Il a souligné le cas de certains pays où « les politiques dans le secteur de l’édition sont quasi absentes alors que d’autres pays ne disposent même de politiques culturelles, citant à cet égard des pays comme le Yémen et le Soudan ».
Il ressort de cette étude que « les politiques d’édition concernent l’éditeur et les acteurs directs dans l’industrie du livre aussi bien que toute la chaîne du secteur du livre et de l’édition ».
Ce constat témoigne d’une faible implication des maisons d’édition et de la société civile dans l’élaboration des politiques publiques en matière d’édition et du livre. A cela s’ajoute, des contraintes en lien avec la non conformité des procédures fiscales et juridiques en vigueur avec la spécificité du secteur, avec notamment la plainte des éditeurs de taux de TVA à l’importation du livre.
Interventions d’éditeurs et un penseur tunisiens
Certains éditeurs tunisiens membres de l’Alliance internationale de l’édition indépendante, à l’instar de Nouri Abid et Elizabeth Daldoul, ont souligné les enjeux dans le secteur de l’édition et du livre, notamment l’Intelligence Artificielle dont l’usage pose une question d’ordre éthique en lien avec les droits d’auteur et de propriété intellectuelle.

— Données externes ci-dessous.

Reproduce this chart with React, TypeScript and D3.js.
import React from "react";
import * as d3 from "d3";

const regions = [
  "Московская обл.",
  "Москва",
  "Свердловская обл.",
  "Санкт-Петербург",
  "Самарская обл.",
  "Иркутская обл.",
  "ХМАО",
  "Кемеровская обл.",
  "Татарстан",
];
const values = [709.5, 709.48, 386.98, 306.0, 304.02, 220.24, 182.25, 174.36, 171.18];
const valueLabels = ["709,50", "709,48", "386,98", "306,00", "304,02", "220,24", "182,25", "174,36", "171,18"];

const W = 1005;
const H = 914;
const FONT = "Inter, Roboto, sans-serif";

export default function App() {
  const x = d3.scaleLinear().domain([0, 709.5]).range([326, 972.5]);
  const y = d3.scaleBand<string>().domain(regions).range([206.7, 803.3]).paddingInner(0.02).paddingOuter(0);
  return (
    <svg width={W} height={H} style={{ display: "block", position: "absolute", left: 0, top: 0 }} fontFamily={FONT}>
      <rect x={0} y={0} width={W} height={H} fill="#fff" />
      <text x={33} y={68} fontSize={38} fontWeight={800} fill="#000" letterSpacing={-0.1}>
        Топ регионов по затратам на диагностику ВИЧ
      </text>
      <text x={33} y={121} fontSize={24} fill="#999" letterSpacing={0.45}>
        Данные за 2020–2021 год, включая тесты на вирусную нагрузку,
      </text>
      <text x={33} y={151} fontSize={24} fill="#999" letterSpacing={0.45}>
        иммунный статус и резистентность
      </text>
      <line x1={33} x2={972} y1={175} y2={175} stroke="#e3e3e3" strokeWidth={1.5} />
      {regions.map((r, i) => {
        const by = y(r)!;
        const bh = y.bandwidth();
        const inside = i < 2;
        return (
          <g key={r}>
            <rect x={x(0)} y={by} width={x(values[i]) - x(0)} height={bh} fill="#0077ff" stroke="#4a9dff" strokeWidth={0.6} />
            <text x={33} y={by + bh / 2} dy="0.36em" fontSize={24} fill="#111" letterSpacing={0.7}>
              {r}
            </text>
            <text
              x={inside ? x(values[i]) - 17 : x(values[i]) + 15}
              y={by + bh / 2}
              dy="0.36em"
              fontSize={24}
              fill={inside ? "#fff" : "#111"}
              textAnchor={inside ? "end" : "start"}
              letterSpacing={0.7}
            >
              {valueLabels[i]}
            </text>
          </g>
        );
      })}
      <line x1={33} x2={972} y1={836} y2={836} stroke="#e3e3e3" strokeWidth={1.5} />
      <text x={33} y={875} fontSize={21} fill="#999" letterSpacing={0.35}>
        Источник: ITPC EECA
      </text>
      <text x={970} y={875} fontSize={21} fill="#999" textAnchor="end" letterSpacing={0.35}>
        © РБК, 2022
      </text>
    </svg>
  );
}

« Auparavant lancée en Amérique latine et en Afrique subsaharienne, le projet de la cartographie des politiques publiques du livre dans le monde arabe est l’aboutissement d’un travail de longue haleine au sein de l’Alliance qui œuvre à la préparation de la carte mondiale des politiques éditoriales », a indique Nouri Abid.
Elizabeth Daldoul a évoqué rappelé les rencontres professionnelles de solidarité organisées lundi consacrées aux partenariats éditoriaux solidaires entre maisons d’édition arabes et francophones, avec un accent particulier mis sur les ouvrages consacrés à la Palestine ou publiés par des éditeurs palestiniens.

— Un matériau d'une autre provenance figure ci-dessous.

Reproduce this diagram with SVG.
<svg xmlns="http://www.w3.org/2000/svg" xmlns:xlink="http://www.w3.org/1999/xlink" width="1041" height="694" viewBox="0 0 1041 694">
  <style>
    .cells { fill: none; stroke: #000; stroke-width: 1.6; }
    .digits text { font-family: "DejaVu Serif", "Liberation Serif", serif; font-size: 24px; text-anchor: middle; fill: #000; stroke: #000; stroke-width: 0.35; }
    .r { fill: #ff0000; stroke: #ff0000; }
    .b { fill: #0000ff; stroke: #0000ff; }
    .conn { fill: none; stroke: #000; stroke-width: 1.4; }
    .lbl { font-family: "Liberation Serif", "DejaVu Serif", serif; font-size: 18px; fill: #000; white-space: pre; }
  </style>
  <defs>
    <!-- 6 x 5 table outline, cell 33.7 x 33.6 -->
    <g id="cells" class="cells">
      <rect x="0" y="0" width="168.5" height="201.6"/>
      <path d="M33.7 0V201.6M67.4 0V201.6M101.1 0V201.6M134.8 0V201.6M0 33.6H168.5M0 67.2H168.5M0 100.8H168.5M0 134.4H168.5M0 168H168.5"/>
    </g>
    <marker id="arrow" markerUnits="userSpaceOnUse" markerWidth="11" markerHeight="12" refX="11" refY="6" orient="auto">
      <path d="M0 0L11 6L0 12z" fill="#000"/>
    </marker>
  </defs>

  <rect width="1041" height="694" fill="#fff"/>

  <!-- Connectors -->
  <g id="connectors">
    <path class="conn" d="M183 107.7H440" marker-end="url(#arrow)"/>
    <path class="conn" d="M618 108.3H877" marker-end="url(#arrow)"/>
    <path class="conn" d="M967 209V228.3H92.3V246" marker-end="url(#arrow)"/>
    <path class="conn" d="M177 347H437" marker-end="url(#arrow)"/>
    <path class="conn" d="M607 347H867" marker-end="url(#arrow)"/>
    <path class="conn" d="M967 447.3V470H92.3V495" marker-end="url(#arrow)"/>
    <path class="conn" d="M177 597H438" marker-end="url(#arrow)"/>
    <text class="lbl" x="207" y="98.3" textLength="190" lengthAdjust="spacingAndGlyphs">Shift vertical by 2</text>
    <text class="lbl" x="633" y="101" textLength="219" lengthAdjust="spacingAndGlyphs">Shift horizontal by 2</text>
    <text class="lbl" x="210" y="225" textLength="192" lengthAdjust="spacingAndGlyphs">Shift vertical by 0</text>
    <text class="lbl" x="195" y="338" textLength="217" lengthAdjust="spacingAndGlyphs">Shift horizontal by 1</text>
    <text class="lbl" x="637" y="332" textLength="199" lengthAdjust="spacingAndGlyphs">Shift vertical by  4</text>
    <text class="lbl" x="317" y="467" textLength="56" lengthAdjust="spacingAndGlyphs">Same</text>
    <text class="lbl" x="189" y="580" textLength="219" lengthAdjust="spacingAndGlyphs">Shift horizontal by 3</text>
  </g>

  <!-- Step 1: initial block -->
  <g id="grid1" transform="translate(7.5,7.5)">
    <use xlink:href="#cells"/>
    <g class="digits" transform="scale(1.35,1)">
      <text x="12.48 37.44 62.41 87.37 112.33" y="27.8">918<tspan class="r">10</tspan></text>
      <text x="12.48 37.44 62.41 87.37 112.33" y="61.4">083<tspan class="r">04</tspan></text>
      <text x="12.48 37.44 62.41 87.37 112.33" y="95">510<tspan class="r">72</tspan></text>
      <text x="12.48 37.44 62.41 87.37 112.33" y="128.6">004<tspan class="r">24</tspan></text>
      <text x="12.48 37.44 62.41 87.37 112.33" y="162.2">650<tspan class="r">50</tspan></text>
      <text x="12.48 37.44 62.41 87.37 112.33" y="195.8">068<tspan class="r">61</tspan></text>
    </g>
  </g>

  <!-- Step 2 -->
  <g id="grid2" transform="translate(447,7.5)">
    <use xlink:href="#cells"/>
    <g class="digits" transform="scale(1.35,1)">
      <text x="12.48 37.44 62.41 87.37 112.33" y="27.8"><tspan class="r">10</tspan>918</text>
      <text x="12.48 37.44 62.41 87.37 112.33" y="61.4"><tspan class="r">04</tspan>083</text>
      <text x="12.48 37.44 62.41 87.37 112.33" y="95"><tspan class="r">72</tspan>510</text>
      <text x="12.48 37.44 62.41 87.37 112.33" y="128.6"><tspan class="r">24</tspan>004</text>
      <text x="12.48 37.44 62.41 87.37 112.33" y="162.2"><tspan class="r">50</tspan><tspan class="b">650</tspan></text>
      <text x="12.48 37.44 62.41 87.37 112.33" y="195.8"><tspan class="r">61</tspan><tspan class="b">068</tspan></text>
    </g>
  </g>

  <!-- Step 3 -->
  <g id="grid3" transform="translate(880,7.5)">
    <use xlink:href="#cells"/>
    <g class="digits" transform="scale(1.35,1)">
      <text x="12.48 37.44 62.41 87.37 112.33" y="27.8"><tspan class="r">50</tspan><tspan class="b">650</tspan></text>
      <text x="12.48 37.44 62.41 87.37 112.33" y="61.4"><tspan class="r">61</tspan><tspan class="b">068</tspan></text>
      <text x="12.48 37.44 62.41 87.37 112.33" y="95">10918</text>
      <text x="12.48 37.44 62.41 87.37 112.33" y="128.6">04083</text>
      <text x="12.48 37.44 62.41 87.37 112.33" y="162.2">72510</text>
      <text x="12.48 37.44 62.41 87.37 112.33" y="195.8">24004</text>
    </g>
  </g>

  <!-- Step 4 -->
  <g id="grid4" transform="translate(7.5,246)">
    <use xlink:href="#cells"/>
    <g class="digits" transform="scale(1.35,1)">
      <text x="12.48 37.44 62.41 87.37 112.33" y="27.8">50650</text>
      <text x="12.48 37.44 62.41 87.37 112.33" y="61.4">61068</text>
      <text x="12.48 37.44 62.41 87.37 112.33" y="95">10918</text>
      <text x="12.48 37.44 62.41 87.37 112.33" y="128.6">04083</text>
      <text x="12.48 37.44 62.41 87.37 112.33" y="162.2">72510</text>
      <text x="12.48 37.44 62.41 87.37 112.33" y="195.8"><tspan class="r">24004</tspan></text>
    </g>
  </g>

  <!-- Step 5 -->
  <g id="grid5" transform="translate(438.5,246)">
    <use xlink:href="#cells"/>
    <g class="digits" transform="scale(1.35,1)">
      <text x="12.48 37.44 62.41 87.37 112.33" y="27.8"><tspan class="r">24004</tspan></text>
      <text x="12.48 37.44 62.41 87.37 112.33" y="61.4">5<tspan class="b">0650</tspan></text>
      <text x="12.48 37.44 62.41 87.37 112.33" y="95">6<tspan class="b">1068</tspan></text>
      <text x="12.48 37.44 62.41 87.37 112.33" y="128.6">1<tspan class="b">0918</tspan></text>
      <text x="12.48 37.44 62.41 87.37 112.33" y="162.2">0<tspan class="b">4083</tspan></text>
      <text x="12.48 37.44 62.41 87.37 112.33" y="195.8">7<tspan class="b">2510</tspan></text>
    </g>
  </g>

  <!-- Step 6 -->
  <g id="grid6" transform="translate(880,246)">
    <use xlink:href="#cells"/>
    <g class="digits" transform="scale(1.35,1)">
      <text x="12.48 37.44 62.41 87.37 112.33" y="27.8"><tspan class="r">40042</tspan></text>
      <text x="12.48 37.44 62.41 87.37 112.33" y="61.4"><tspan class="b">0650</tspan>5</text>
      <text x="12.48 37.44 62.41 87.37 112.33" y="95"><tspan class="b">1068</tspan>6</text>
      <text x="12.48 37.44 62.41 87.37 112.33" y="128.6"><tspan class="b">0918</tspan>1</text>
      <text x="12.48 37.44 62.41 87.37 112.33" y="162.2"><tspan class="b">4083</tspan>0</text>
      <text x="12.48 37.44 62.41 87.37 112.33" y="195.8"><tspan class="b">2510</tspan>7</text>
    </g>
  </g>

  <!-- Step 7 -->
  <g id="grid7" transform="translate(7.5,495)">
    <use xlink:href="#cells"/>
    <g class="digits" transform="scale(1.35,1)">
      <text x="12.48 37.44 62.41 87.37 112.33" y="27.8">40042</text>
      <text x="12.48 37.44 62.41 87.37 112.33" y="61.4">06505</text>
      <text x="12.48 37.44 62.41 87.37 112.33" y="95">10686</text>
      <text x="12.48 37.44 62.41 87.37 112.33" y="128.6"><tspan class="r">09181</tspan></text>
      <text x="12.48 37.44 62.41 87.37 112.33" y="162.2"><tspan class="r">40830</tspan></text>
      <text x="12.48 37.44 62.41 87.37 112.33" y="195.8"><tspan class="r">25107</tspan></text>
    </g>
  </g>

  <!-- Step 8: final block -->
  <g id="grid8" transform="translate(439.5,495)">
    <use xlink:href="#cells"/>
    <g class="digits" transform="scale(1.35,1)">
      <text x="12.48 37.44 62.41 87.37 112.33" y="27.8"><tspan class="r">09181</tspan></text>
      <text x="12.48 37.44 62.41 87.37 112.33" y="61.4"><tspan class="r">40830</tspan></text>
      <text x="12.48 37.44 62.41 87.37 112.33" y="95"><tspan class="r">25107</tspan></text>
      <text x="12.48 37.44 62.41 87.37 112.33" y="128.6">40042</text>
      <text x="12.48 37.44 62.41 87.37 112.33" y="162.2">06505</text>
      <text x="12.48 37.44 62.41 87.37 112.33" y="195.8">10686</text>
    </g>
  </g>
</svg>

Pour sa part, le professeur de philosophie Hamadi Jaballah est revenu sur l’histoire de la publication des livres et les restrictions et harcèlement auxquels faisaient face les penseurs contraints au déplacement pour la diffusion de leurs idées, citant les grandes étapes au cours desquelles des livres ont été détruits des bibliothèques et lieux de culte incendiés.